In Le joueur fa piacere avere la conferma di Maritina Tampakopoulos, che era riuscita ad attirare l'attenzione come Sacerdotessa in Aida a Macerata e ora non delude nella parte ben più esposta di Pauline. E benché la conoscessimo già da anni, fa anche più piacere e sorprende l'exploit di Silvia Beltrami come Grand Mére. Non perché non avesse già dimostrato il suo valore, ma perché il mezzosoprano bolognese ha sempre avuto – già da quando la ascoltai in uno dei primi concorsi, delicata e fanciullesca nella Mignon di Thomas – un carattere volitivo che si imprime anche nel canto: il suo Rossini è sanguigno, Verdi un approdo naturale per il temperamento, la sua Zita nel Gianni Schicchi un vero spasso. Come sarebbe stato il suo Prokof'ev? Eccellente, tant'è vero che al primo impatto l'avevo scambiata per una specialista arrivata dall'Est Europa: voce calda e autorevole.

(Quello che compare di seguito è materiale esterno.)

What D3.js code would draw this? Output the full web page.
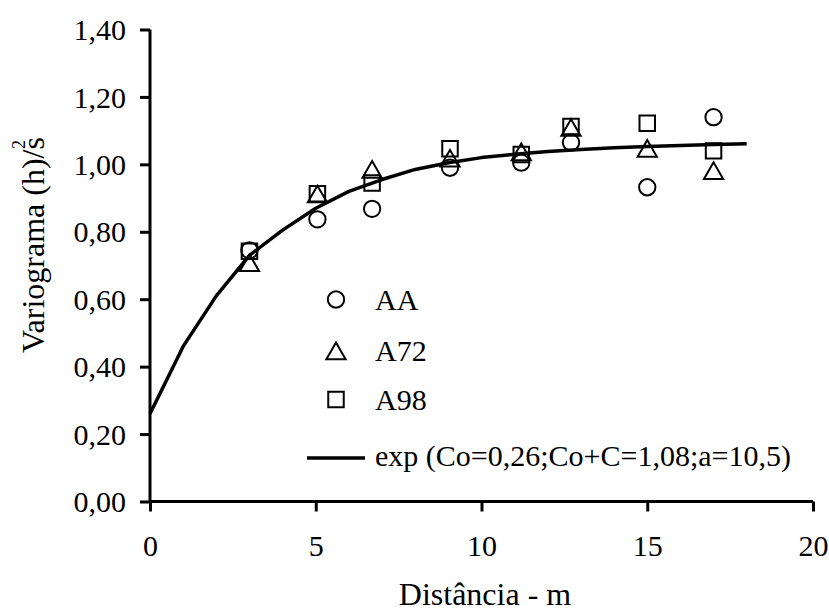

Perfino nello spettacolo più problematico, Xerse, c'è un artista della nuova generazione che sa imporsi dando lezioni a tutti. Carlo Vistoli non rema contro l'impostazione di Muscato, sa fare gioco di squadra da vero professionista. Peraltro, è un bravissimo attore che ha studiato con encomiabile acribia la recitazione (lo ricordo ancora ragazzotto intelligente dalla voce d'oro ma un po' impacciato sul palco e l'ho visto crescere di produzione in produzione fino alla disinvolta autorevolezza attuale). E, dunque, fa quel che gli è richiesto, ma lo fa tanto bene da far comprendere anche la sua consapevolezza dello stile e del testo, tant'è vero che il suo grande momento serio, il lamento che precede l'epilogo, è il momento più alto della serata.
Bravi, bravi, bravi questi ragazzi. La nuova generazione che sa quel che fa, lo fa seriamente, è il miglior presente che non dimentica il passato e prepara il futuro. Anche questo deve servire un Festival, nel suo progetto. Prendiamoci tutto il Tempo, gustiamoci un piatto di pomodoro e stracciatella, parliamo guardandoci in faccia, ascoltiamo, pensiamo, incontriamo gli artisti (il che è una bellissima cosa, ché per chi ragiona in buona fede e con sincero amore per la musica e il teatro, la condivisione è indispensabile e virtuosa), gli studiosi, con chi fa le cose per bene, credendoci, senza paura di osare.